# RECORDS SHOWN
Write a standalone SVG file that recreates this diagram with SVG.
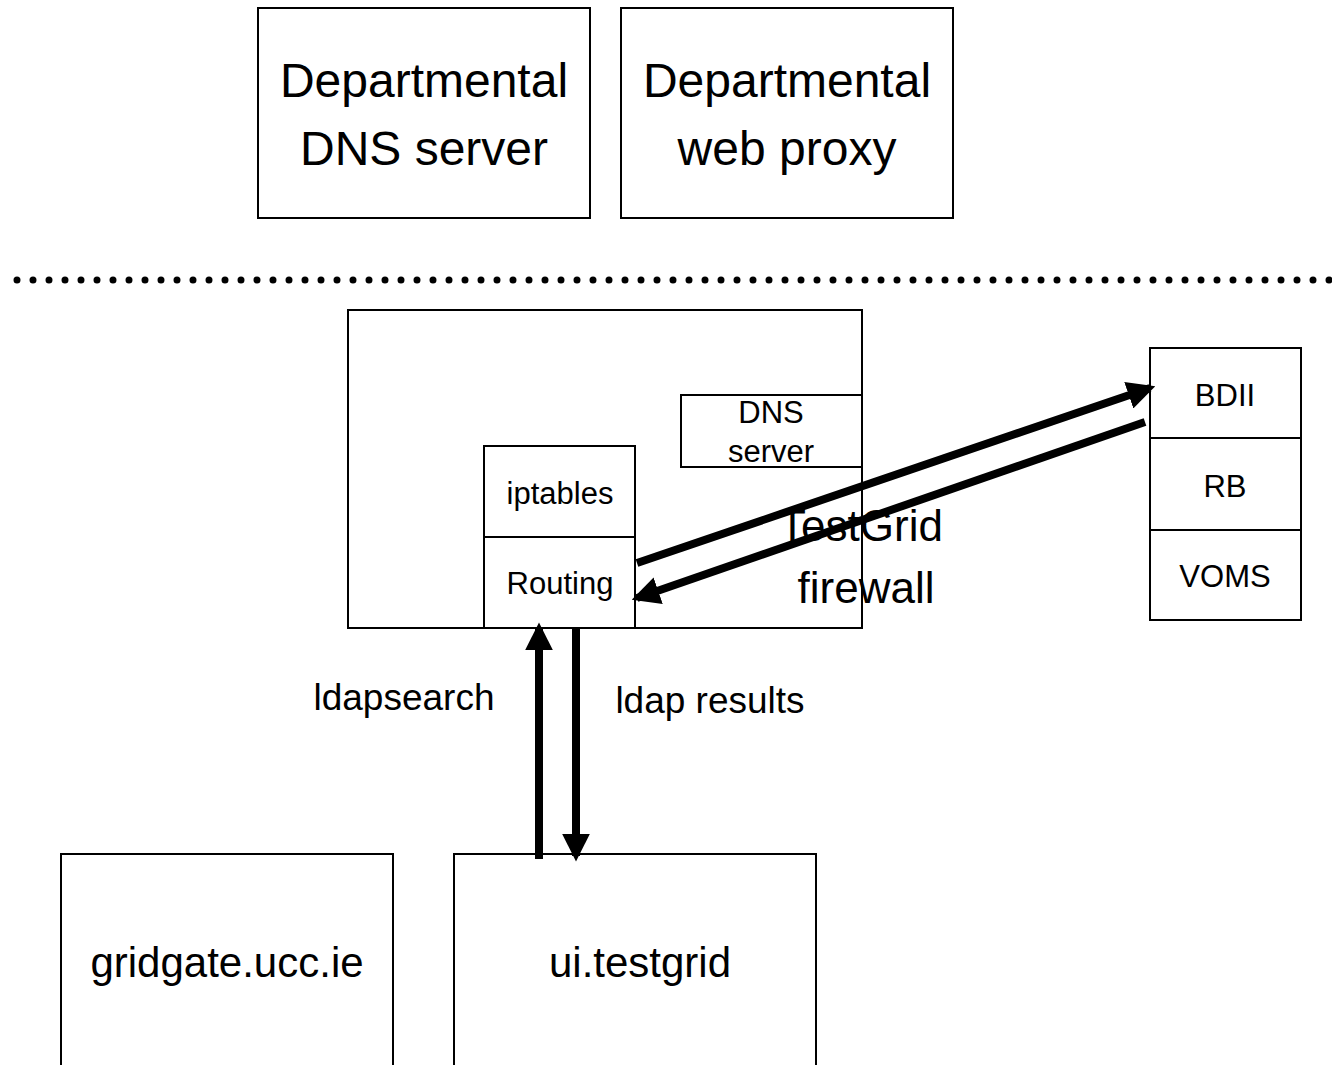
<svg xmlns="http://www.w3.org/2000/svg" width="1332" height="1065" viewBox="0 0 1332 1065">
<defs>
<style>
.box{fill:#fff;stroke:#000;stroke-width:2}
.t{font-family:"Liberation Sans",Arial,sans-serif;fill:#000;text-anchor:middle}
.big{font-size:48px}
.mid{font-size:44px}
.bot{font-size:42px}
.lab{font-size:37px}
.sm{font-size:31px}
.arr{stroke:#000;stroke-width:8;fill:none}
</style>
<marker id="ah" markerWidth="3.5" markerHeight="3.5" refX="2.8" refY="1.75" orient="auto" markerUnits="strokeWidth">
<path d="M0,0 L3.5,1.75 L0,3.5 z" fill="#000"/>
</marker>
</defs>
<rect width="1332" height="1065" fill="#fff"/>
<g id="dns-dept"><rect class="box" x="258" y="8" width="332" height="210"/>
<text class="t big" x="424" y="97">Departmental</text><text class="t big" x="424" y="165">DNS server</text></g>
<g id="proxy-dept"><rect class="box" x="621" y="8" width="332" height="210"/>
<text class="t big" x="787" y="97">Departmental</text><text class="t big" x="787" y="165">web proxy</text></g>
<line x1="17" y1="280" x2="1332" y2="280" stroke="#000" stroke-width="7" stroke-linecap="round" stroke-dasharray="0 16"/>
<g id="firewall"><rect class="box" x="348" y="310" width="514" height="318"/>
<text class="t mid" x="861" y="541">TestGrid</text><text class="t mid" x="866" y="603">firewall</text></g>
<g id="dns-server"><rect class="box" x="681" y="395" width="181" height="72"/>
<text class="t sm" x="771" y="423">DNS</text><text class="t sm" x="771" y="462">server</text></g>
<g id="iptables"><rect class="box" x="484" y="446" width="151" height="91"/>
<text class="t sm" x="560" y="504">iptables</text></g>
<g id="routing"><rect class="box" x="484" y="537" width="151" height="91"/>
<text class="t sm" x="560" y="594">Routing</text></g>
<g id="bdii"><rect class="box" x="1150" y="348" width="151" height="90"/>
<text class="t sm" x="1225" y="406">BDII</text></g>
<g id="rb"><rect class="box" x="1150" y="438" width="151" height="92"/>
<text class="t sm" x="1225" y="497">RB</text></g>
<g id="voms"><rect class="box" x="1150" y="530" width="151" height="90"/>
<text class="t sm" x="1225" y="587">VOMS</text></g>
<g id="gridgate"><rect class="box" x="61" y="854" width="332" height="230"/>
<text class="t bot" x="227" y="977">gridgate.ucc.ie</text></g>
<g id="ui"><rect class="box" x="454" y="854" width="362" height="230"/>
<text class="t bot" x="640" y="977">ui.testgrid</text></g>
<g id="connectors">
<line class="arr" x1="637" y1="563" x2="1150" y2="388" marker-end="url(#ah)"/>
<line class="arr" x1="1145" y1="422" x2="637" y2="598" marker-end="url(#ah)"/>
<line class="arr" x1="539" y1="859" x2="539" y2="628" marker-end="url(#ah)"/>
<line class="arr" x1="576" y1="628" x2="576" y2="856" marker-end="url(#ah)"/>
</g>
<text class="t lab" x="404" y="710">ldapsearch</text>
<text class="t lab" x="710" y="713">ldap results</text>
</svg>
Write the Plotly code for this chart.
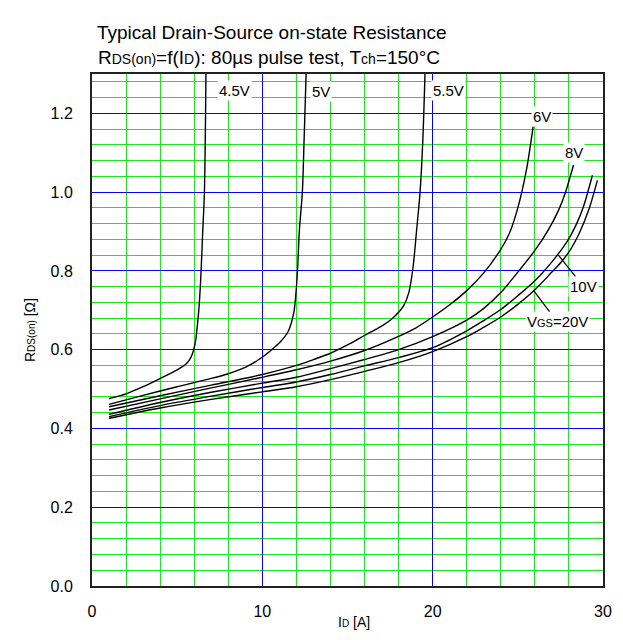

# STATED TASK
Reproduce all of the entries word for word, skipping any pictures they hold.

# SOLUTION FOR THIS PROBLEM
Write a standalone SVG file that recreates this diagram with SVG.
<svg xmlns="http://www.w3.org/2000/svg" width="1332" height="1065" viewBox="0 0 1332 1065">
<defs>
<style>
.box{fill:#fff;stroke:#000;stroke-width:2}
.t{font-family:"Liberation Sans",Arial,sans-serif;fill:#000;text-anchor:middle}
.big{font-size:48px}
.mid{font-size:44px}
.bot{font-size:42px}
.lab{font-size:37px}
.sm{font-size:31px}
.arr{stroke:#000;stroke-width:8;fill:none}
</style>
<marker id="ah" markerWidth="3.5" markerHeight="3.5" refX="2.8" refY="1.75" orient="auto" markerUnits="strokeWidth">
<path d="M0,0 L3.5,1.75 L0,3.5 z" fill="#000"/>
</marker>
</defs>
<rect width="1332" height="1065" fill="#fff"/>
<g id="dns-dept"><rect class="box" x="258" y="8" width="332" height="210"/>
<text class="t big" x="424" y="97">Departmental</text><text class="t big" x="424" y="165">DNS server</text></g>
<g id="proxy-dept"><rect class="box" x="621" y="8" width="332" height="210"/>
<text class="t big" x="787" y="97">Departmental</text><text class="t big" x="787" y="165">web proxy</text></g>
<line x1="17" y1="280" x2="1332" y2="280" stroke="#000" stroke-width="7" stroke-linecap="round" stroke-dasharray="0 16"/>
<g id="firewall"><rect class="box" x="348" y="310" width="514" height="318"/>
<text class="t mid" x="861" y="541">TestGrid</text><text class="t mid" x="866" y="603">firewall</text></g>
<g id="dns-server"><rect class="box" x="681" y="395" width="181" height="72"/>
<text class="t sm" x="771" y="423">DNS</text><text class="t sm" x="771" y="462">server</text></g>
<g id="iptables"><rect class="box" x="484" y="446" width="151" height="91"/>
<text class="t sm" x="560" y="504">iptables</text></g>
<g id="routing"><rect class="box" x="484" y="537" width="151" height="91"/>
<text class="t sm" x="560" y="594">Routing</text></g>
<g id="bdii"><rect class="box" x="1150" y="348" width="151" height="90"/>
<text class="t sm" x="1225" y="406">BDII</text></g>
<g id="rb"><rect class="box" x="1150" y="438" width="151" height="92"/>
<text class="t sm" x="1225" y="497">RB</text></g>
<g id="voms"><rect class="box" x="1150" y="530" width="151" height="90"/>
<text class="t sm" x="1225" y="587">VOMS</text></g>
<g id="gridgate"><rect class="box" x="61" y="854" width="332" height="230"/>
<text class="t bot" x="227" y="977">gridgate.ucc.ie</text></g>
<g id="ui"><rect class="box" x="454" y="854" width="362" height="230"/>
<text class="t bot" x="640" y="977">ui.testgrid</text></g>
<g id="connectors">
<line class="arr" x1="637" y1="563" x2="1150" y2="388" marker-end="url(#ah)"/>
<line class="arr" x1="1145" y1="422" x2="637" y2="598" marker-end="url(#ah)"/>
<line class="arr" x1="539" y1="859" x2="539" y2="628" marker-end="url(#ah)"/>
<line class="arr" x1="576" y1="628" x2="576" y2="856" marker-end="url(#ah)"/>
</g>
<text class="t lab" x="404" y="710">ldapsearch</text>
<text class="t lab" x="710" y="713">ldap results</text>
</svg>
Write the Plotly code for this chart.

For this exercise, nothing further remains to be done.